Marijuana's new potency, along with the supply-reducing raids, has driven up prices dramatically. Twenty years ago, marijuana sold for $30 an ounce. Today, sinsemilla sells for an average $200 an ounce. In some cities, it costs $500 an ounce, more than the price of gold.

Growers take amazing measures to hide their precious plants:

-- A Hawaiian grower raided in January was farming in a volcanic lava tube deep underground. Authorities seized 5,000 plants worth an estimated $1 million from the cave, equipped with lights, intercoms and its own generator.

-- Authorities last January seized 3,400 plants from a grow in northern Idaho. The pot farmers had dug a tunnel into a hillside, entering through a false wall in a barn, said Dan Charboneau, deputy chief of the Idaho Bureau of Narcotics.

-- The nation's biggest indoor grow yet seized involved four houses built solely to conceal marijuana gardens. The houses - two in Bullhead City, Ariz., and two in Southern California's Antelope Valley - featured generators, surveillance cameras and automated irrigation systems. Raided in October and November 1990, the houses yielded 23,000 plants worth an estimated $77 million.
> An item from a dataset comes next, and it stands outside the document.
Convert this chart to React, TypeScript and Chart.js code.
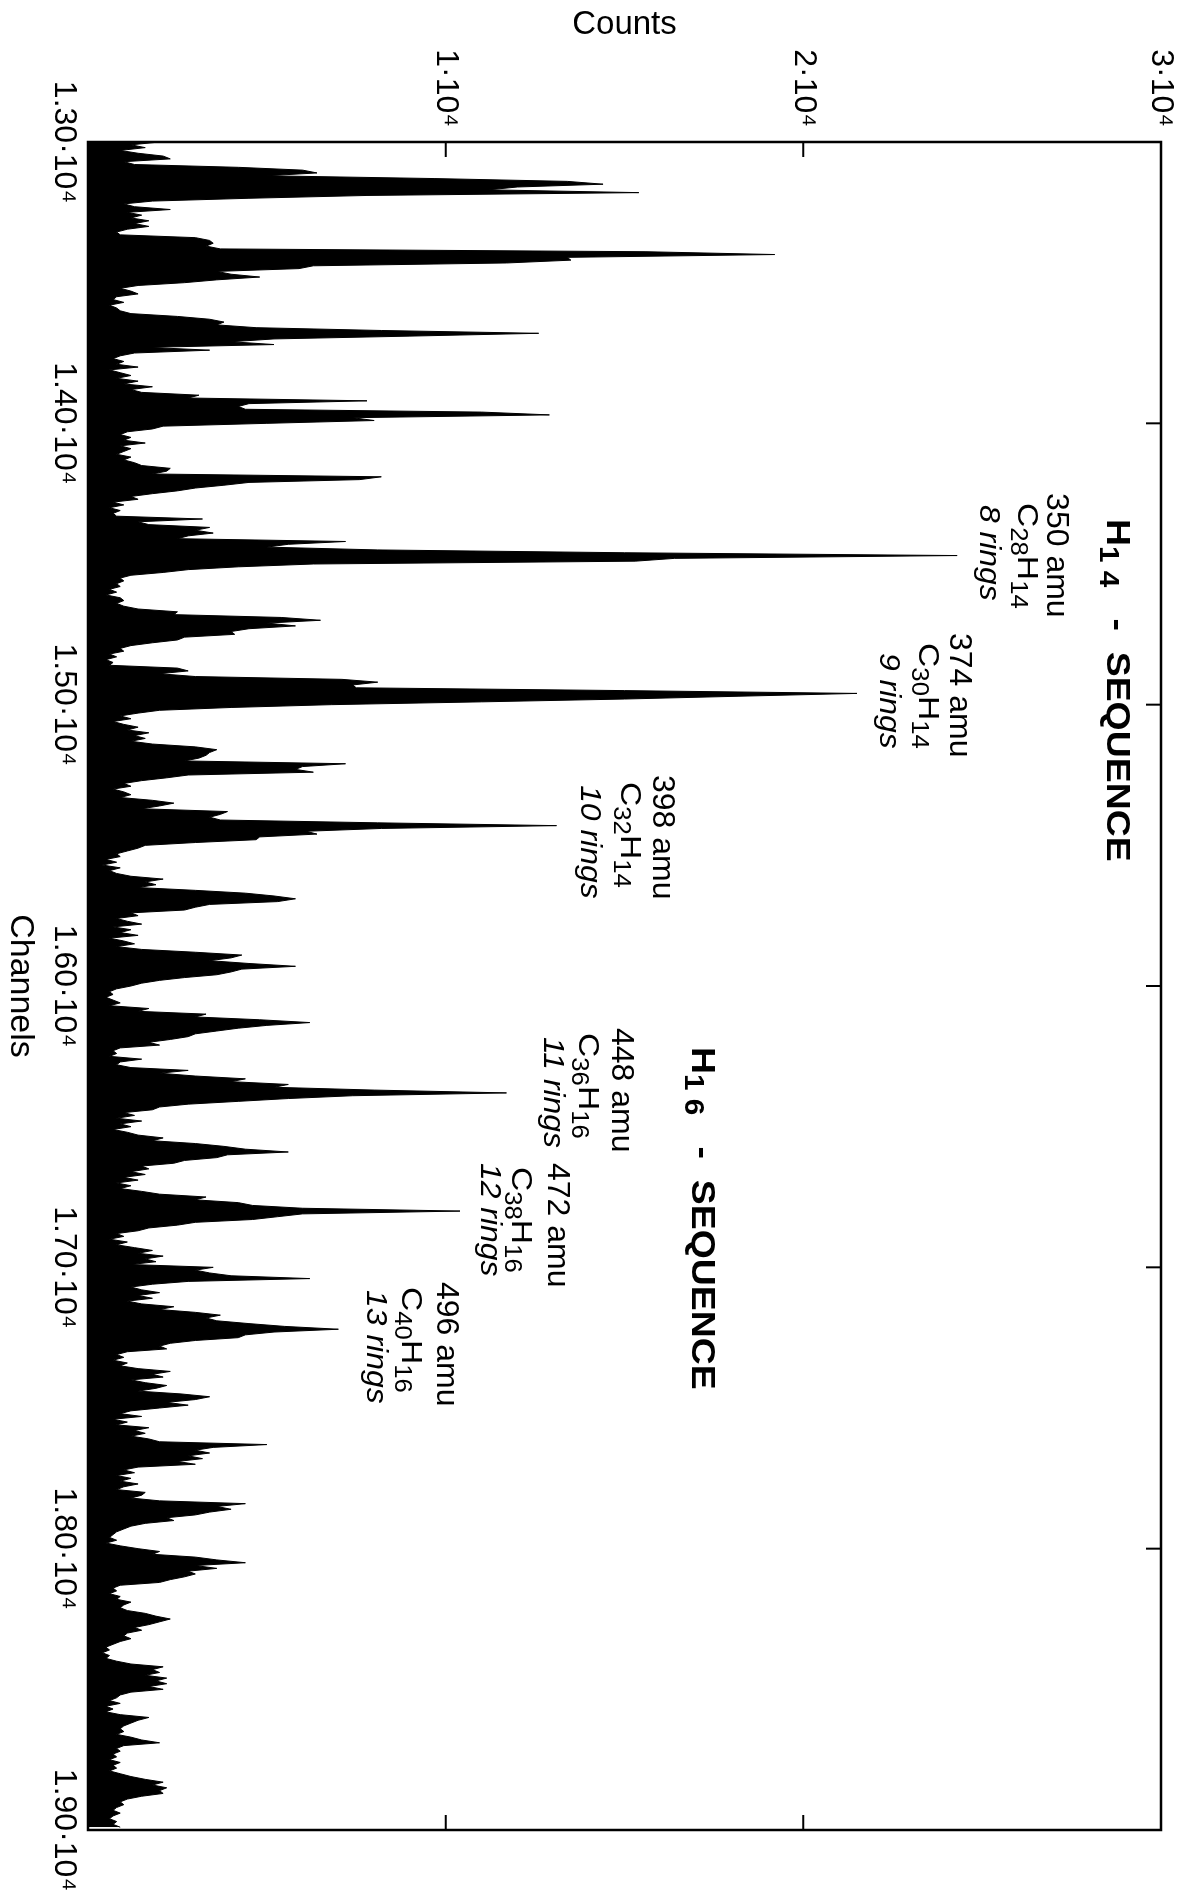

As indoor growers become more evasive, law-enforcement officials become more adept at finding them. They patrol with heat-sensing devices to find hot spots created by diesel generators or banks of grow lamps. They scan utility-company records to spot houses running up high electric bills.

Another effective tactic: Officials open their own hydroponics supply store and wait for growers to walk in.

In April, Indiana officials staged the largest bust of marijuana growers in state history, arresting about 400 people identified as indoor growers after they bought supplies from a police-run hydroponics store in Zionsville. Authorities estimate at least 90 percent of the store's customers were growing marijuana - including one who handed them a dollar bill with the words "I grow hemp" coming out of George Washington's mouth.

Most growers are far more discreet. Those who go underground do so to evade drug agents' heat-sensing devices. Others bypass electric meters, tapping utility lines to get free power and avoid detection.

INVESTIGATORS RUN GANTLET

Investigators run a gantlet of home-grown security devices: guns, grenades, guard dogs, even a cougar seized in May during a raid north of Detroit.

"As the money involved goes up, these people will go to extremes to protect their investment," Hahn said. Growers also are moving into areas where local law-enforcement officials may not be on the lookout for sophisticated drug operations.

In Gig Harbor, the May 20 raid of the buried Quonset hut was the third major indoor grow seized in a month. "This is a lot more than we're used to," Police Chief Richards said. "You don't think about it going on here."